Monopoly is vicious. Like no other board game it brings out tempers, shouting, cheating. Casually unpack the box and you are tossed into a moral oblivion of deception and cheating. “Fancy a cheeky game of Monopoly anyone?” a friend of mine said casually at about half past nine this Sunday.
Oh what an error she had committed.
Play Scrabble, perhaps with your mother, and peace and harmony will ensue. You’ll apologise when you close the board off with an awkward Q, or if you use up the triple letter score. In the Settlers of Catan you will openly admire your geeky younger brother’s foresight in constructing an empire of such magnitude and complexity (having made worthwhile investments in the ‘expansion pack’, of course).
But play Monopoly and you’re more likely to call your mother a ‘poof’ (yes this happened once) or end up in A&E (friend cracked his head open wrestling over Piccadilly) than have some quiet and relaxing after-supper fun.
The Cheat knew what he was about. While others shunned responsibility he stepped up as the banker.
In this most heated of games people become caricatured extremes of their everyday selves. This weekend’s game set up to divert the boredom of January brought out all the classics. One player insisted on calling his money ‘capital’ and his houses ‘real estate’, as though he’d actually forgotten that what they actually were, namely ‘paper’ and ‘card’. This was The Economist.
At the other end of the scale was The Apathetic. She lay back sipping her wine, nonchalantly tossing the dice across the table like that piece of waste paper flicked vaguely in the direction of the bin, before muttering that it’s only a game as she crashed out in Bow Street’s luxurious hotels.

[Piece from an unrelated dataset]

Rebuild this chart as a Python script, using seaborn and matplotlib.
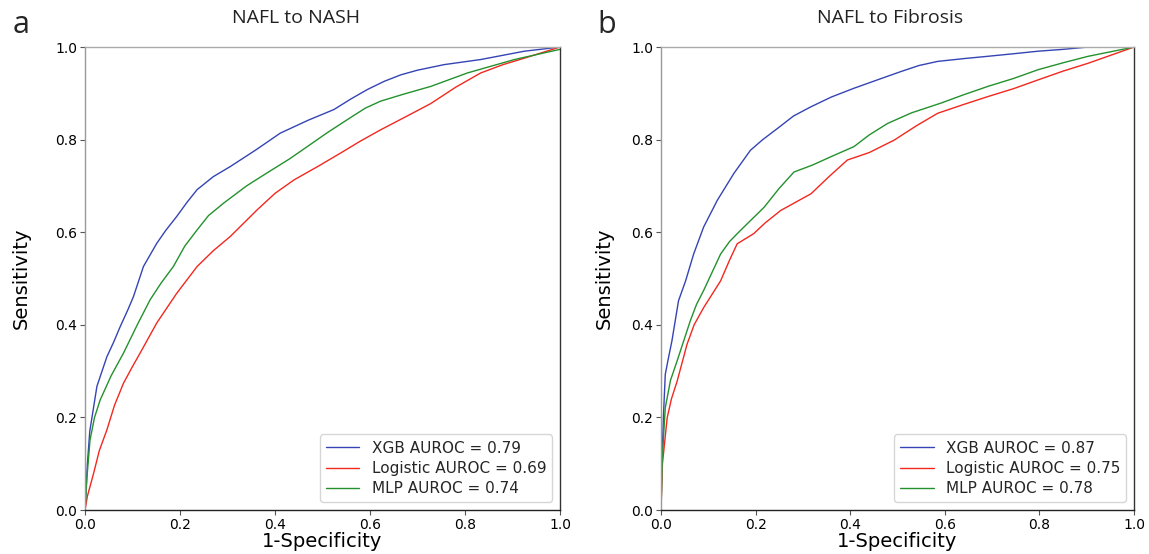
import matplotlib
matplotlib.use('Agg')
import matplotlib.pyplot as plt
import seaborn as sns
import pandas as pd

# 读出的ROC曲线点 (1-Specificity, Sensitivity)
# a: NAFL to NASH
nash_xgb_x = [0, 0.005, 0.01, 0.025, 0.046, 0.06, 0.074, 0.09, 0.102, 0.123, 0.151, 0.17, 0.193, 0.215, 0.236, 0.27, 0.306, 0.36, 0.411, 0.47, 0.524, 0.56, 0.594, 0.63, 0.665, 0.70, 0.756, 0.833, 0.925, 1.0]
nash_xgb_y = [0, 0.10, 0.17, 0.267, 0.331, 0.362, 0.396, 0.432, 0.461, 0.526, 0.576, 0.604, 0.634, 0.665, 0.692, 0.72, 0.742, 0.778, 0.814, 0.842, 0.865, 0.888, 0.908, 0.926, 0.940, 0.950, 0.962, 0.973, 0.991, 1.0]
nash_log_x = [0, 0.005, 0.018, 0.03, 0.046, 0.062, 0.081, 0.10, 0.116, 0.151, 0.193, 0.236, 0.27, 0.306, 0.362, 0.40, 0.440, 0.49, 0.538, 0.58, 0.622, 0.68, 0.728, 0.78, 0.833, 0.88, 0.925, 1.0]
nash_log_y = [0, 0.03, 0.079, 0.128, 0.173, 0.226, 0.274, 0.31, 0.339, 0.404, 0.468, 0.526, 0.56, 0.591, 0.648, 0.684, 0.713, 0.742, 0.771, 0.797, 0.821, 0.852, 0.878, 0.913, 0.944, 0.962, 0.976, 1.0]
nash_mlp_x = [0, 0.004, 0.0105, 0.02, 0.032, 0.055, 0.081, 0.11, 0.137, 0.16, 0.186, 0.21, 0.236, 0.26, 0.292, 0.34, 0.383, 0.43, 0.468, 0.51, 0.552, 0.59, 0.622, 0.67, 0.728, 0.805, 0.904, 1.0]
nash_mlp_y = [0, 0.07, 0.151, 0.2, 0.238, 0.29, 0.339, 0.40, 0.454, 0.49, 0.526, 0.57, 0.605, 0.636, 0.663, 0.70, 0.728, 0.758, 0.785, 0.815, 0.843, 0.868, 0.883, 0.898, 0.915, 0.944, 0.973, 0.995]

# b: NAFL to Fibrosis
fib_xgb_x = [0, 0.002, 0.005, 0.009, 0.016, 0.023, 0.037, 0.052, 0.069, 0.090, 0.119, 0.154, 0.189, 0.215, 0.246, 0.28, 0.317, 0.36, 0.408, 0.46, 0.507, 0.545, 0.585, 0.64, 0.691, 0.75, 0.797, 0.85, 0.903, 1.0]
fib_xgb_y = [0, 0.10, 0.20, 0.293, 0.33, 0.365, 0.452, 0.495, 0.553, 0.611, 0.669, 0.727, 0.777, 0.80, 0.824, 0.851, 0.871, 0.892, 0.911, 0.93, 0.947, 0.96, 0.969, 0.975, 0.980, 0.986, 0.991, 0.995, 1.0, 1.0]
fib_log_x = [0, 0.003, 0.013, 0.022, 0.034, 0.055, 0.07, 0.090, 0.126, 0.145, 0.161, 0.196, 0.22, 0.253, 0.317, 0.355, 0.394, 0.44, 0.493, 0.54, 0.585, 0.64, 0.691, 0.745, 0.797, 0.85, 0.903, 1.0]
fib_log_y = [0, 0.10, 0.199, 0.24, 0.278, 0.358, 0.40, 0.437, 0.495, 0.54, 0.575, 0.597, 0.62, 0.647, 0.683, 0.72, 0.756, 0.772, 0.799, 0.83, 0.857, 0.876, 0.893, 0.91, 0.929, 0.948, 0.965, 1.0]
fib_mlp_x = [0, 0.003, 0.009, 0.02, 0.034, 0.062, 0.075, 0.090, 0.126, 0.145, 0.168, 0.218, 0.25, 0.281, 0.32, 0.359, 0.408, 0.44, 0.479, 0.53, 0.592, 0.64, 0.691, 0.745, 0.797, 0.85, 0.903, 1.0]
fib_mlp_y = [0, 0.12, 0.221, 0.28, 0.322, 0.409, 0.444, 0.474, 0.553, 0.58, 0.604, 0.654, 0.695, 0.730, 0.745, 0.763, 0.785, 0.81, 0.835, 0.858, 0.879, 0.897, 0.915, 0.932, 0.951, 0.966, 0.980, 1.0]

nash_labels = ['XGB AUROC = 0.79', 'Logistic AUROC = 0.69', 'MLP AUROC = 0.74']
fib_labels = ['XGB AUROC = 0.87', 'Logistic AUROC = 0.75', 'MLP AUROC = 0.78']
titles = ['NAFL to NASH', 'NAFL to Fibrosis']
panel_letters = ['a', 'b']
ticks = [0.0, 0.2, 0.4, 0.6, 0.8, 1.0]

colors = ['#3444b4', '#f2281e', '#23912d']

sns.set_style('ticks')
plt.rcParams['font.family'] = ['DejaVu Sans']

fig = plt.figure(figsize=(11.49, 5.54), dpi=100)
ax1 = fig.add_axes([0.074, 0.0794, 0.4134, 0.8357])
ax2 = fig.add_axes([0.5753, 0.0794, 0.4117, 0.8357])

panels = [
    (ax1, [(nash_xgb_x, nash_xgb_y), (nash_log_x, nash_log_y), (nash_mlp_x, nash_mlp_y)], nash_labels, -0.114),
    (ax2, [(fib_xgb_x, fib_xgb_y), (fib_log_x, fib_log_y), (fib_mlp_x, fib_mlp_y)], fib_labels, -0.099),
]

for ax, curves, labels, ylab_x in panels:
    for (xs, ys), lab, c in zip(curves, labels, colors):
        df = pd.DataFrame({'x': xs, 'y': ys})
        sns.lineplot(data=df, x='x', y='y', ax=ax, color=c, linewidth=1.0,
                     sort=False, estimator=None, label=lab)
    ax.set_xlim(0, 1)
    ax.set_ylim(0, 1)
    ax.set_xticks(ticks)
    ax.set_yticks(ticks)
    ax.set_xticklabels([f'{t:.1f}' for t in ticks])
    ax.set_yticklabels([f'{t:.1f}' for t in ticks])
    ax.tick_params(labelsize=10, length=3.5, width=0.8, color='#555555',
                   labelcolor='black', pad=2)
    ax.set_xlabel('1-Specificity', fontsize=14, labelpad=0, color='black')
    ax.set_ylabel('Sensitivity', fontsize=14, color='black')
    ax.yaxis.set_label_coords(ylab_x, 0.5)
    ax.spines['left'].set_color('#999999')
    ax.spines['top'].set_color('#aaaaaa')
    ax.spines['bottom'].set_color('#222222')
    ax.spines['right'].set_color('#333333')
    for s in ax.spines.values():
        s.set_linewidth(1.0)
    ax.legend(loc='lower right', fontsize=11, frameon=True, fancybox=True,
              handlelength=2.2, borderpad=0.4, labelspacing=0.35)

# 标题和面板字母
fig.text(0.258, 0.967, titles[0], ha='center', va='center', fontsize=14, family='Open Sans', color='#222222')
fig.text(0.775, 0.967, titles[1], ha='center', va='center', fontsize=14, family='Open Sans', color='#222222')
fig.text(0.018, 0.955, panel_letters[0], ha='center', va='center', fontsize=22, family='Open Sans')
fig.text(0.528, 0.955, panel_letters[1], ha='center', va='center', fontsize=22, family='Open Sans')

plt.savefig('out.png', dpi=100)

But oh how smug our next competitor was as he lectured those around the board on the worth of the oranges – “statistically Jail is the most landed on space, and if you allow for the ‘go back 3 spaces chance card’ Vine Street is the most landed on space”. The Geek was scorned, but those around the board knew he was right and really their frustration was directed at…
The Sell-Out. This guy had a 9am to get to on Monday morning. He dived in early going on a mad spending spree, buying properties he knew he couldn’t afford, until he threw a double six, bounced through the oranges, the reds and the yellows to hit the Water Works bankrupting himself with a monstrous multiplier. But what’s this? He can’t be bothered to calculate mortgage values, pay his debts and stay in the game? “Ah, just have it all, I’d better get to bed anyway.”

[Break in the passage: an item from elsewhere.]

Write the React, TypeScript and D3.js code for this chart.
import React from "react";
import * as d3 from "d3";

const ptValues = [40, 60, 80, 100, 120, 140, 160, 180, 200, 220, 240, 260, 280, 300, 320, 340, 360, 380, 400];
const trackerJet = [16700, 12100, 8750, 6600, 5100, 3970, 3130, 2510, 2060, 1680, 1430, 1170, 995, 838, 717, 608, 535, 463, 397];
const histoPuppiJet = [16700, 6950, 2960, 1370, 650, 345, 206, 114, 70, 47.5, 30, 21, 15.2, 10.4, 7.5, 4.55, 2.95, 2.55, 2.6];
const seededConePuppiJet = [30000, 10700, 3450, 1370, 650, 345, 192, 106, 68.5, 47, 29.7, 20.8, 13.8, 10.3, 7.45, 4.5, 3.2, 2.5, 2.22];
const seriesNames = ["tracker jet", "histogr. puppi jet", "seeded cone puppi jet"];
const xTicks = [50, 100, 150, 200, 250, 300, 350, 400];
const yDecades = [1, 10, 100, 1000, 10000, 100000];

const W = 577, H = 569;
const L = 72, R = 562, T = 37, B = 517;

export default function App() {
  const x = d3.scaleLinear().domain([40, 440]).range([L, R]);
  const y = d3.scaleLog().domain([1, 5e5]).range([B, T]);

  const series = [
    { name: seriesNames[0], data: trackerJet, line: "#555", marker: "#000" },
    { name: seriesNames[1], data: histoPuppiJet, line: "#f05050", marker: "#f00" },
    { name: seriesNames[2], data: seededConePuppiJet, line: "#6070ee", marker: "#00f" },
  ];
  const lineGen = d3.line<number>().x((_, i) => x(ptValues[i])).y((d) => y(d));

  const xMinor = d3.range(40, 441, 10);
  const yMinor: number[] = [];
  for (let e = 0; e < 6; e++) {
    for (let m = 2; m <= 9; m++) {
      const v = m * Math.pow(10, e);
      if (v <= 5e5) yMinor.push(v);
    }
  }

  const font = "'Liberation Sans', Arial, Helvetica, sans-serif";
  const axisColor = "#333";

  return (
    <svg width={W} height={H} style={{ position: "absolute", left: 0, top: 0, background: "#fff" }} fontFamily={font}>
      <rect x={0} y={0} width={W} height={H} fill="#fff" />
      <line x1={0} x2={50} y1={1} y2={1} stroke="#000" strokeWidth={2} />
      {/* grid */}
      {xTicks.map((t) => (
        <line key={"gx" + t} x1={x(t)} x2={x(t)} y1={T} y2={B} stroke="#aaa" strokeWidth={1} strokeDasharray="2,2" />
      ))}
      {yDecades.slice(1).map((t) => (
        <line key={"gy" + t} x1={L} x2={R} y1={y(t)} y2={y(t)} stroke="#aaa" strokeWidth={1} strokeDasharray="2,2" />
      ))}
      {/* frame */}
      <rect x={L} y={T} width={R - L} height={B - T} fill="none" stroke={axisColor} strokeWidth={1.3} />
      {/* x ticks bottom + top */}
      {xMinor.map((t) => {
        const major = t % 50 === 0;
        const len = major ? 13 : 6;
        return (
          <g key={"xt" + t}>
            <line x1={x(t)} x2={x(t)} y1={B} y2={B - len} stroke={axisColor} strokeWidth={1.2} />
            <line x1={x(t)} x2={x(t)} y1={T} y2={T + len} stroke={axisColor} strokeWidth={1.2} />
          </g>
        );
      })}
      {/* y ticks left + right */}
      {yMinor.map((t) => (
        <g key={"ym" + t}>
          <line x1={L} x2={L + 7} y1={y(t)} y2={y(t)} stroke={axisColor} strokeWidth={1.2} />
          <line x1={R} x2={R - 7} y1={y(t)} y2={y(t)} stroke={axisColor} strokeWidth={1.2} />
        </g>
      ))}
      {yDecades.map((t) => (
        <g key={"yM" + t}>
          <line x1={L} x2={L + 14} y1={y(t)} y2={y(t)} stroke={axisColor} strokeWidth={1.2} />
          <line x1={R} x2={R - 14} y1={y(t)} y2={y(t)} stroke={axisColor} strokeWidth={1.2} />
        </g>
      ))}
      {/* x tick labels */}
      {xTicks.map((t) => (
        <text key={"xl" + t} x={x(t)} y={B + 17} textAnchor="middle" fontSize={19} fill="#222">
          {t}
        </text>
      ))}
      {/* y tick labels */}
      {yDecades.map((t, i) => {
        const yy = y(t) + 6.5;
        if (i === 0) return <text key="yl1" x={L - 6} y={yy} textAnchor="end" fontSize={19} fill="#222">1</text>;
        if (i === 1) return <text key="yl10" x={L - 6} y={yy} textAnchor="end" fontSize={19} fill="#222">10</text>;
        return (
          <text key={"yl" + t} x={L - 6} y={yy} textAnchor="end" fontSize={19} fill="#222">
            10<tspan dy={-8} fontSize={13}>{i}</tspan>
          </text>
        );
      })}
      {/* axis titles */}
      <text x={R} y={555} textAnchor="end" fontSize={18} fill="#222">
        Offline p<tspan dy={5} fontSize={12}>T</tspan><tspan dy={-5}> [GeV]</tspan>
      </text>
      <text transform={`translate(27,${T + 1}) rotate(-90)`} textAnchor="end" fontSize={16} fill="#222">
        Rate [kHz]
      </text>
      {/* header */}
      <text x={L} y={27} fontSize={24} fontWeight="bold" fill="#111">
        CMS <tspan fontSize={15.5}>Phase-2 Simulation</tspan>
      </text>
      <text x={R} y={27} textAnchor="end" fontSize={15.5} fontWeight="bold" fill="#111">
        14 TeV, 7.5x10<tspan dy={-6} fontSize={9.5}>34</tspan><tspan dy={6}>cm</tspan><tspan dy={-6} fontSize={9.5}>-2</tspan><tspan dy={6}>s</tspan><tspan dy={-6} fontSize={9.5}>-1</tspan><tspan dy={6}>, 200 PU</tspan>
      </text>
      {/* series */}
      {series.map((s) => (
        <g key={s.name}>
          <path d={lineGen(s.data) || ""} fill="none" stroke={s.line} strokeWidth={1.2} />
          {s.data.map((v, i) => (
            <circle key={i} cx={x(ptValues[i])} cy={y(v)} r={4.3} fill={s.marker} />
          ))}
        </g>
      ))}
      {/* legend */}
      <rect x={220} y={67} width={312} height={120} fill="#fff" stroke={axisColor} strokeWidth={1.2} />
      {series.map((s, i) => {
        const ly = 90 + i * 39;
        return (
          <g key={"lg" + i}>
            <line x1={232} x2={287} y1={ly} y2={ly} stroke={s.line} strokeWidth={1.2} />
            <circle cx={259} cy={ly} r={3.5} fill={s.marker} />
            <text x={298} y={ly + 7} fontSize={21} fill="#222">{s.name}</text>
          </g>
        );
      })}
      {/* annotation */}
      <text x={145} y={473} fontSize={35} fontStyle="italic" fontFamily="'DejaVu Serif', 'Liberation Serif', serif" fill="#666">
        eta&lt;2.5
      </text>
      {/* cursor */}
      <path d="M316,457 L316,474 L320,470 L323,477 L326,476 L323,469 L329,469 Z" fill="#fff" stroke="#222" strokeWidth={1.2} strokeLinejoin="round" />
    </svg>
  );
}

NO. Disbelief haunted the table as The Geek muttered some tripe about utilities, probabilities and rising electricity prices. The Sell-Out, his job complete, exited the room, leaving the remaining players three hours of doom as the completed orange and yellow sets loom over their cash stocks. Nothing could be done now – the game was afoot, only one player could end it: The Cheat.
The Cheat knew what he was about. While others shunned responsibility he stepped up as the banker. He took control of the rulebook and while The Geek rubbed his grubby hands together he was hatching a plan. Some sneaky exchanging with the bank made him cash-strong. His next step opened up a monopolized conglomerate of property encompassing the greens, purples and browns. Rent shares, help-to-buys, fixed rate mortgages and cash-back guarantees, surveys with prize-draws. He had it all. The Economist was astounded – “is this… in… the rules” he spluttered. “Well technically, yes” The Cheat slyly replied, knowing full well of his elaborate deception.
Two hours on and all but The Cheat and The Geek had long lost interest, reading books, or performing other tasks with actual use to humanity. Money was tossed backwards and forwards until The Geek finally gave out. “I can’t win, ad infinitum, your higher property value will eek me out over approximately the next 74 goes.” The game was up.
I would reveal where I was in the heat of this fierce competition, broken dreams and ill-sought alliances… But hey, it is just a game.